Eric Johnson: About Me#

I am a passionate educator and researcher, currently living in Minneapolis, Minnesota with my longtime partner and two cats.

I work as a postdoctoral researcher for the Mani and Pincus groups at Northwestern University and the University of Chicago, where I study the ways in which we analyze high-dimensional data in biology. Specifically, I’m looking at how we can best understand single-cell sequencing data from Yeast. More generally, I like to think about what modern data sets look like and how we can choose or adapt modern techniques to analyze these data.

Professional Background#

This website serves as a landing page that will connect my various projects and interests.

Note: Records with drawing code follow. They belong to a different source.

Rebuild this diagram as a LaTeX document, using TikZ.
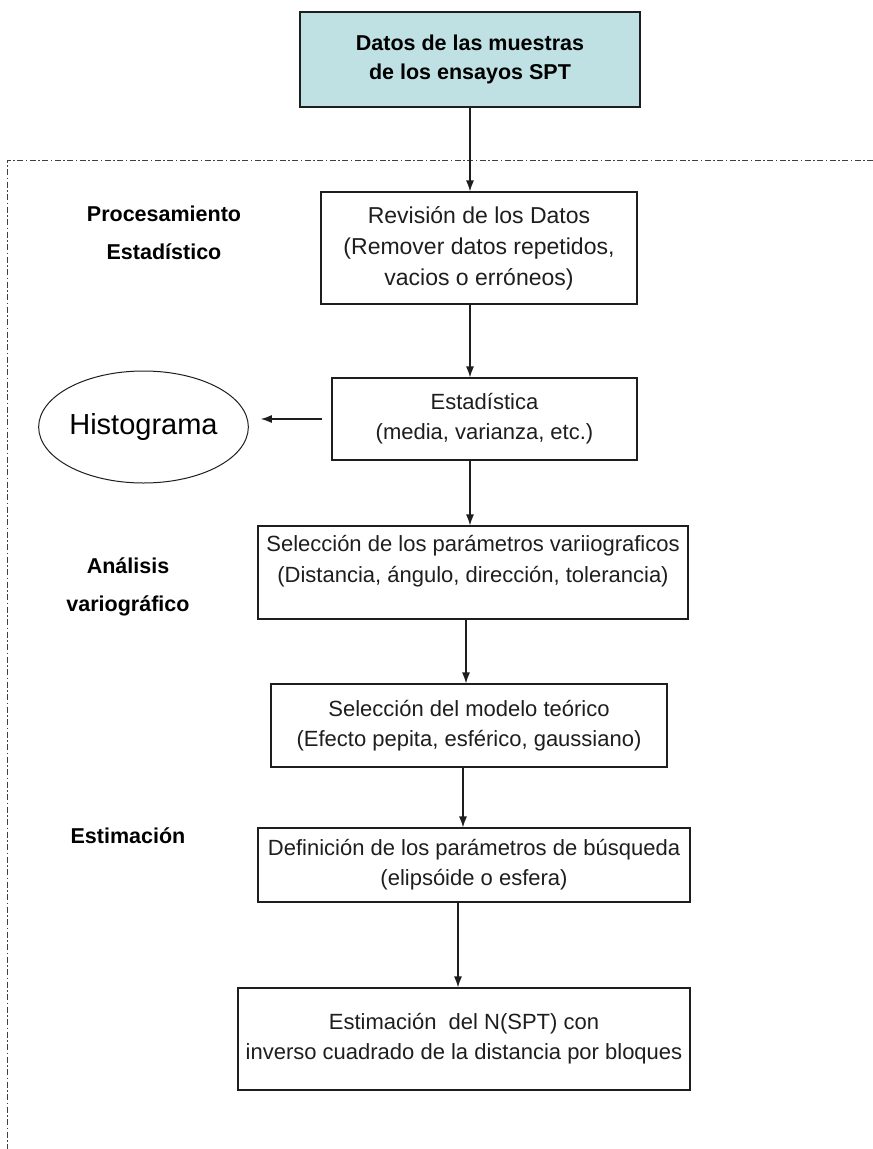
\documentclass[tikz,border=0pt]{standalone}
\usepackage{fontspec}
\setmainfont{Liberation Sans}
\usetikzlibrary{arrows.meta,shapes.geometric}
\definecolor{topfill}{RGB}{191,225,228}
\definecolor{inkc}{RGB}{30,30,30}
\begin{document}
\begin{tikzpicture}[x=1pt,y=-1pt,
  box/.style={draw=inkc,line width=1.2pt,rectangle,inner sep=0pt,align=center,
    font=\fontsize{22}{30}\selectfont,text=inkc},
  txt/.style={align=center,font=\fontsize{22}{31}\selectfont,text=inkc,inner sep=0pt},
  lbl/.style={align=center,font=\fontsize{21.5}{38}\selectfont\bfseries,text=black,inner sep=0pt},
  arr/.style={draw=inkc,line width=1.2pt,-{Latex[length=11pt,width=8pt]}},
  frame/.style={draw=black!75,line width=1pt,dash pattern=on 6pt off 2.5pt on 1.5pt off 2.5pt}]
\useasboundingbox (0,0) rectangle (873,1149);
\fill[white] (0,0) rectangle (873,1149);

% frame
\draw[frame] (873,160) -- (7,160) -- (7,1149);

% boxes
\node[box,fill=topfill,minimum width=340pt,minimum height=95pt,
  font=\fontsize{21.5}{29}\selectfont\bfseries,text=black] (top) at (470,59.5)
  {Datos de las muestras\\ de los ensayos SPT};
\node[box,minimum width=316pt,minimum height=112pt,font=\fontsize{23}{31}\selectfont] (b2) at (479,248)
  {Revisión de los Datos\\(Remover datos repetidos,\\vacios o erróneos)};
\node[box,minimum width=305pt,minimum height=82pt] (b3) at (484.5,419)
  {Estadística\\(media, varianza, etc.)};
\node[box,minimum width=430pt,minimum height=93pt] (b4) at (473,572.5) {};
\node[txt] (t4) at (473,561)
  {Selección de los parámetros variiograficos\\(Distancia, ángulo, dirección, tolerancia)};
\node[box,minimum width=396pt,minimum height=83pt] (b5) at (469,725.5)
  {Selección del modelo teórico\\(Efecto pepita, esférico, gaussiano)};
\node[box,minimum width=432pt,minimum height=74pt] (b6) at (474,865)
  {Definición de los parámetros de búsqueda\\(elipsóide o esfera)};
\node[box,minimum width=452pt,minimum height=102pt] (b7) at (464,1039)
  {Estimación\ \ del N(SPT) con\\inverso cuadrado de la distancia por bloques};

% ellipse
\node[draw=inkc,line width=1pt,ellipse,minimum width=207pt,minimum height=112pt,inner sep=0pt,
  font=\fontsize{29}{34}\selectfont,text=black] (hist) at (143.5,427) {Histograma};

% side labels
\node[lbl] (lp) at (164,233) {Procesamiento\\Estadístico};
\node[lbl] (la) at (128,587) {Análisis\\variográfico};
\node[lbl] (le) at (128,836) {Estimación};

% arrow columns
\coordinate (c1) at (470,0);
\coordinate (c2) at (466,0);
\coordinate (c3) at (463,0);
\coordinate (c4) at (458,0);
\coordinate (hs) at ([xshift=-9pt]b3.west);

% connectors
\draw[arr] (top.south -| c1) -- (b2.north -| c1);
\draw[arr] (b2.south -| c1) -- (b3.north -| c1);
\draw[arr] (b3.south -| c1) -- (b4.north -| c1);
\draw[arr] (b4.south -| c2) -- (b5.north -| c2);
\draw[arr] (b5.south -| c3) -- (b6.north -| c3);
\draw[arr] (b6.south -| c4) -- (b7.north -| c4);
\draw[arr,shorten >=12pt] (hs) -- (hs -| hist.east);
\end{tikzpicture}
\end{document}
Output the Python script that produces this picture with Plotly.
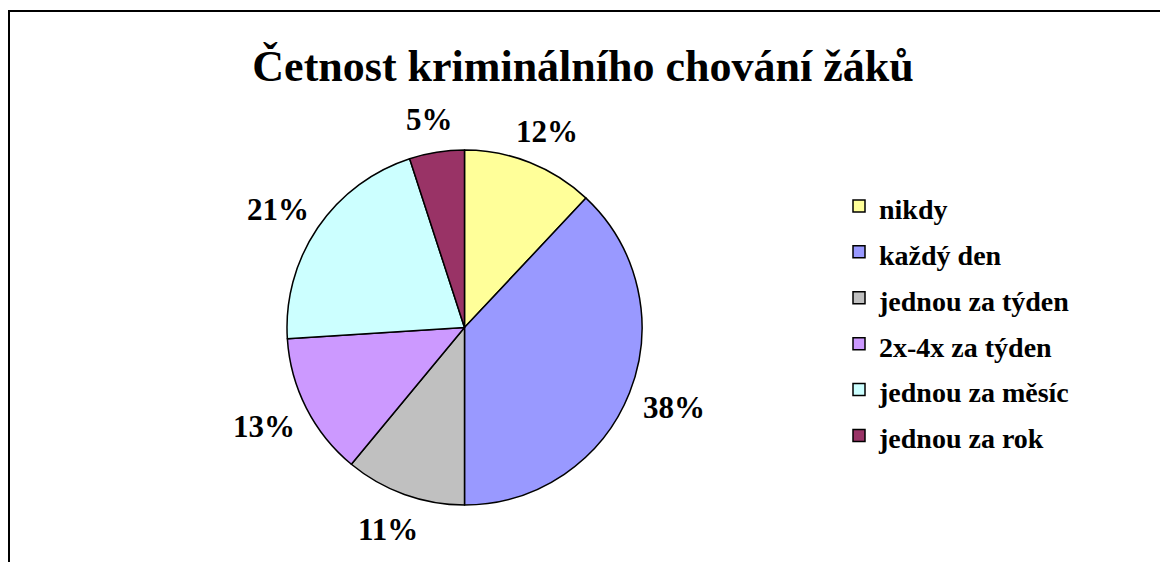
import math
import plotly.graph_objects as go

categories = ["nikdy", "každý den", "jednou za týden", "2x-4x za týden", "jednou za měsíc", "jednou za rok"]
values = [12, 38, 11, 13, 21, 5]
colors = ["#FFFF99", "#9999FF", "#C0C0C0", "#CC99FF", "#CCFFFF", "#993366"]
title_text = "Četnost kriminálního chování žáků"

W, H = 1168, 562
OFF = 8  # page body margin offset
FONT = "Liberation Serif"

# pie geometry (reference pixels)
CX, CY, R = 464.5, 327.5, 177.5
LABEL_RX, LABEL_RY = 1.27 * R, 1.2 * R


def px(x):
    return (x - OFF) / W


def py(y):
    return 1 - (y - OFF) / H


fig = go.Figure(go.Pie(
    labels=[f"<span style='font-size:28px'>{c}</span>" for c in categories],
    values=values,
    marker=dict(colors=colors, line=dict(color="black", width=1.5)),
    sort=False,
    direction="clockwise",
    rotation=0,
    textinfo="none",
    domain=dict(x=[px(CX - R), px(CX + R)], y=[py(CY + R), py(CY - R)]),
    hovertext=categories,
    hoverinfo="text+percent",
))

# percentage labels placed outside each slice, derived from the data
total = sum(values)
annotations = []
cum = 0.0
for v in values:
    mid = (cum + v / 2) / total * 2 * math.pi
    cum += v
    annotations.append(dict(
        xref="paper", yref="paper",
        x=px(CX + LABEL_RX * math.sin(mid)),
        y=py(CY - LABEL_RY * math.cos(mid) + 2),
        xanchor="center", yanchor="middle",
        text=f"<b>{round(v / total * 100)}%</b>",
        showarrow=False,
        font=dict(family=FONT, size=31, color="black"),
    ))

fig.update_layout(
    width=W, height=H,
    margin=dict(l=0, r=0, t=0, b=0),
    paper_bgcolor="white",
    plot_bgcolor="white",
    title=dict(text="<b>" + title_text + "</b>", x=px(583), xanchor="center", y=py(66), yanchor="middle",
               font=dict(family=FONT, size=44, color="black")),
    legend=dict(x=px(839), xanchor="left", y=py(178), yanchor="top",
                font=dict(family=FONT, size=33, color="black", weight="bold"),
                bgcolor="rgba(0,0,0,0)", itemclick=False),
    annotations=annotations,
    shapes=[
        dict(type="line", xref="paper", yref="paper", x0=px(8), x1=1.0, y0=py(11), y1=py(11),
             line=dict(color="black", width=2)),
        dict(type="line", xref="paper", yref="paper", x0=px(9), x1=px(9), y0=py(10), y1=0,
             line=dict(color="black", width=2)),
    ],
)

fig.write_html("out.html")
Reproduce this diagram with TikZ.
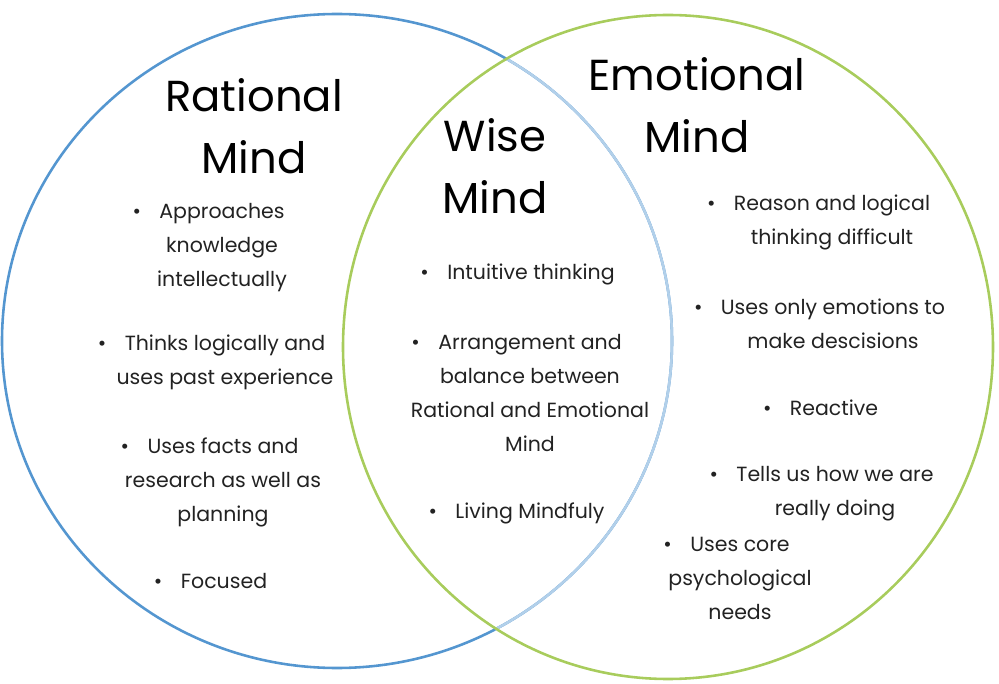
\documentclass[tikz,border=0pt]{standalone}
\usepackage{fontspec}
\setmainfont{Poppins}
\definecolor{ringblue}{RGB}{84,150,208}
\definecolor{ringgreen}{RGB}{168,204,92}
\definecolor{inkgray}{RGB}{34,34,34}
\newcommand{\bul}{\llap{\textbullet\hspace{0.9em}}}
\begin{document}
\begin{tikzpicture}[x=0.03cm, y=-0.03cm,
        title/.style={align=center, font=\fontsize{37}{53}\selectfont, text=black, inner sep=0pt},
        item/.style={align=center, font=\fontsize{17.5}{29}\selectfont, text=inkgray, inner sep=0pt}]
    \useasboundingbox (0,0) rectangle (999,684);
    % the two circles
    \draw[ringblue, line width=2.2pt] (337,341) ellipse [x radius=335, y radius=327];
    \begin{scope}
        \clip (668,347) ellipse [x radius=325, y radius=332];
        \draw[ringblue!45, line width=2.2pt] (337,341) ellipse [x radius=335, y radius=327];
    \end{scope}
    \draw[ringgreen, line width=2.2pt] (668,347) ellipse [x radius=325, y radius=332];
    % headings
    \node[title] (rational) at (254,126) {Rational\\Mind};
    \node[title] (wise) at (495,166) {Wise\\Mind};
    \node[title] (emotional) at (697,105) {Emotional\\Mind};
    % rational mind
    \node[item] (r1) at (222,248) {\bul Approaches\\knowledge\\intellectually};
    \node[item] (r2) at (225,362) {\bul Thinks logically and\\uses past experience};
    \node[item] (r3) at (223,482) {\bul Uses facts and\\research as well as\\planning};
    \node[item] (r4) at (224,581) {\bul Focused};
    % wise mind
    \node[item] (w1) at (531,274) {\bul Intuitive thinking};
    \node[item] (w2) at (530,393) {\bul Arrangement and\\balance between\\Rational and Emotional\\Mind};
    \node[item] (w3) at (530,513) {\bul Living Mindfuly};
    % emotional mind
    \node[item] (e1) at (832,222) {\bul Reason and logical\\thinking difficult};
    \node[item] (e2) at (833,324) {\bul Uses only emotions to\\make descisions};
    \node[item] (e3) at (834,408) {\bul Reactive};
    \node[item] (e4) at (835,494) {\bul Tells us how we are\\really doing};
    \node[item] (e5) at (740,578) {\bul Uses core\\psychological\\needs};
\end{tikzpicture}
\end{document}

For those who might be interested in my professional background, my C.V., teaching statement, list of publications, and other materials can be found linked to the left.

What Do Your Data Say?#

What Do Your Data Say? is a course that I have co-developed with Professor Mani over the past several years in order to teach students how to think quantitatively about data, especially in biological contexts. As a result of this work, we have developed a set of course notes and materials that can be used to teach this one-term course. This course has been successfully taught to high-level undergraduates and graduate students several times and has also been adapted into a 4-week bootcamp that we taught to hundreds of students in April 2020. These resources can be found at my WDYDS repository.

Python Tutorial#

In order to prepare students for quantitative thinking about data, it is sometimes necessary to bring them up to speed on basic programming. This tutorial was developed to bring students from little or no programming experience to the level of exposure needed to participate in the What Do Your Data Say? class.

EMBEDR#

Empirical Marginal resampling Better Embeds Dimensionality Reduction is a method I developed during my Ph.D. to quantitatively evaluate the extent to which dimensionality reduction methods are actually preserving high-dimensional structures in their embeddings. This work was also presented in my thesis and the code can be found here.